Mike Vaccaro

Mike Vaccaro

NHL

Rangers’ Henrik Lundqvist moving on from Game 5 debacle

MONTREAL — He has been doing this too long to have forgotten the goaltender credo, even if that very doctrine insists you must do just that: forget. Everything. Clear your brain. Clear your memory. Hit the reset button.

Re-boot.

“This,” Henrik Lundqvist said, when this 7-4 Canadiens victory was complete, “is when you need a short memory.”

The people inside Bell Centre had barely finished cheering a rousing version of “O, Canada” when the home team pounced, buoyed by an early penalty and then a power-play goal from Alex Galchenyuk just 108 seconds into the match.

They were rocked when Derek Stepan — of course — beat Dustin Tokarski almost nine minutes later, but then Lundqvist gave a hint it might not be his night when he also let in a soft goal, this time by Tomas Plekanec, just 90 seconds later.

“To say the least,” Rangers coach Alain Vigneault would say later, “that was a strange game.”

Rangers games always look like they were dipped in psychedelic color schemes whenever Lundqvist is leaky, whenever he looks human, more regular than royal. This was one of those nights. By early in the second period it was 3-1, Habs, and then 4-1, and Lundqvist was skating off the ice and Cam Talbot was skating on.

“I pulled him because I thought we needed some momentum,” Vigneault said.

Here is one of the things that makes hockey unique from just about any other sport, the notion you can actually acquire momentum by banishing your best player to the bench, for the duration. You won’t see that happen to LeBron James, or to Peyton Manning.

Here’s another thing: it almost worked.

Actually, for one brilliant five-minute stretch, there was no almost about it: the Rangers kicked the plug out of the wall at Bell Center, assaulted the Montreal zone and battered Tokarski, finding the back of the net three times on goals by Rick Nash, Stepan (of course) and Chris Kreider.

Lundqvist watched all of this, as he would the whole third period, from a corridor leading from the ice to the dressing rooms because the way Bell Centre is configured, there isn’t a lot of room on the bench for the sitting goalie.

“I was hoping for us to get back in the game,” Lundqvist said. “And then we were back in the game.”

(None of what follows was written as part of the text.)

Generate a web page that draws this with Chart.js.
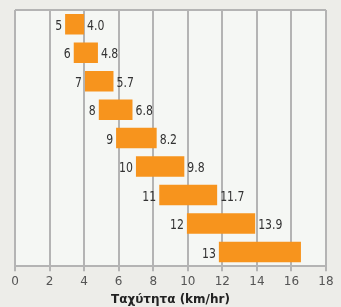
<!DOCTYPE html>
<html>
<head>
<meta charset="utf-8">
<script src="https://cdn.jsdelivr.net/npm/chart.js@4"></script>
<style>
  html, body { margin: 0; padding: 0; background: #edede9; }
  #wrap { width: 341px; height: 307px; position: relative; }
</style>
</head>
<body>
<div id="wrap"><canvas id="myChart"></canvas></div>
<script>
const categories = ['5', '6', '7', '8', '9', '10', '11', '12', '13']
const starts = [2.9, 3.4, 4.05, 4.85, 5.85, 7.0, 8.35, 9.95, 11.8]
const ends = [4.0, 4.8, 5.7, 6.8, 8.2, 9.8, 11.7, 13.9, 16.55]
const endLabels = ['4.0', '4.8', '5.7', '6.8', '8.2', '9.8', '11.7', '13.9', '']
const xTicks = [0, 2, 4, 6, 8, 10, 12, 14, 16, 18]

const fontFamily = "'DejaVu Sans', sans-serif"
const squeeze = 0.78

const plotBg = {
    id: 'plotBg',
    beforeDraw: (chart) => {
        const { ctx, chartArea } = chart
        ctx.save()
        ctx.fillStyle = '#f5f7f4'
        ctx.fillRect(chartArea.left, chartArea.top, chartArea.right - chartArea.left, chartArea.bottom - chartArea.top)
        ctx.strokeStyle = '#b4b4b4'
        ctx.lineWidth = 2
        ctx.beginPath()
        ctx.moveTo(chartArea.left, chartArea.top)
        ctx.lineTo(chartArea.right, chartArea.top)
        ctx.stroke()
        ctx.restore()
    }
}

// narrow text, the reference uses a condensed face
let narrowText = (ctx, text, x, y, align) => {
    ctx.save()
    ctx.translate(x, y)
    ctx.scale(squeeze, 1)
    ctx.textAlign = align
    ctx.fillText(text, 0, 0)
    ctx.restore()
}

const barLabels = {
    id: 'barLabels',
    afterDatasetsDraw: (chart) => {
        const { ctx } = chart
        const x = chart.scales.x
        const y = chart.scales.y
        ctx.save()
        ctx.font = '14px ' + fontFamily
        ctx.fillStyle = '#333333'
        ctx.textBaseline = 'middle'
        categories.forEach((c, i) => {
            const py = y.getPixelForValue(i) + 2
            narrowText(ctx, c, x.getPixelForValue(starts[i]) - 3, py, 'right')
            narrowText(ctx, endLabels[i], x.getPixelForValue(ends[i]) + 3, py, 'left')
        })
        ctx.restore()
    }
}

const ctxBar = document.getElementById('myChart')

const datasetBar = {
    labels: categories,
    datasets: [{
        data: starts.map((s, i) => [s, ends[i]]),
        backgroundColor: '#f7941d',
        borderWidth: 0,
        categoryPercentage: 1,
        barPercentage: 0.72
    }]
}

const configBar = {
    type: 'bar',
    data: datasetBar,
    options: {
        indexAxis: 'y',
        responsive: true,
        maintainAspectRatio: false,
        animation: false,
        layout: { padding: { left: 15, right: 15, top: 10, bottom: 0 } },
        plugins: { legend: { display: false }, tooltip: { enabled: false } },
        scales: {
            x: {
                min: 0,
                max: 18,
                afterBuildTicks: (axis) => { axis.ticks = xTicks.map(v => ({ value: v })) },
                grid: { color: '#b4b4b4', lineWidth: 2, tickLength: 5 },
                border: { color: '#b4b4b4', width: 2 },
                ticks: { color: '#555555', font: { family: fontFamily, size: 12 }, padding: 3 },
                title: {
                    display: true,
                    text: 'Ταχύτητα (km/hr)',
                    color: '#222222',
                    font: { family: fontFamily, size: 12, weight: 'bold' },
                    padding: { top: 1, bottom: 0 }
                }
            },
            y: {
                display: false,
                offset: true
            }
        }
    },
    plugins: [plotBg, barLabels]
}

const chartBar = new Chart(ctxBar, configBar)
</script>
</body>
</html>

It was 5-4 by the end of the period, and it would have surprised nobody if Vigneault had bucked convention and gone back to the King. Except Lundqvist himself never expected to get that call. And Vigneault never intended to make it. Lundqvist would watch. The Rangers would let it ride on Talbot and trust.

“We hoped it would catch everyone’s attention,” Vigneault said.

It did. It wasn’t the first time Lundqvist has performed at less than his best in these playoffs. There was Game 6 in the first round against the Flyers, also a potential elimination game, also on the road, Lundqvist giving way after two periods and four goals in a 5-2 loss.

That was quickly forgotten 24 hours later when, playing on back-to-back nights, Lundqvist stopped 26-of-27 shots in a Game 7 win at Madison Square Garden. And he had spent the 11 games in between living in that rarefied space that only white-hot playoff goalies can visit periodically, carrying his team across long stretches of series against Pittsburgh and Montreal.

In that case a long memory is required, and his teammates have that, and there is little doubt they anticipate a fully empowered Lundqvist between the pipes Thursday night. And if they wanted a little extra, there is always this gem uttered by Rene Bourque, author of a hat trick Tuesday night for Montreal:

“Everybody talks about how … he’s a great goalie. Has he been better than ‘Ticker’ [Tokarski] this series? I don’t think so. Ticker made some big saves for us.’’

Ticker versus the King? Bourque is welcome to making his selection for Game 6 if he likes. The Rangers will take Lundqvist, who won’t be burdened by what happened Tuesday night.

Hell, he doesn’t even remember it. Already.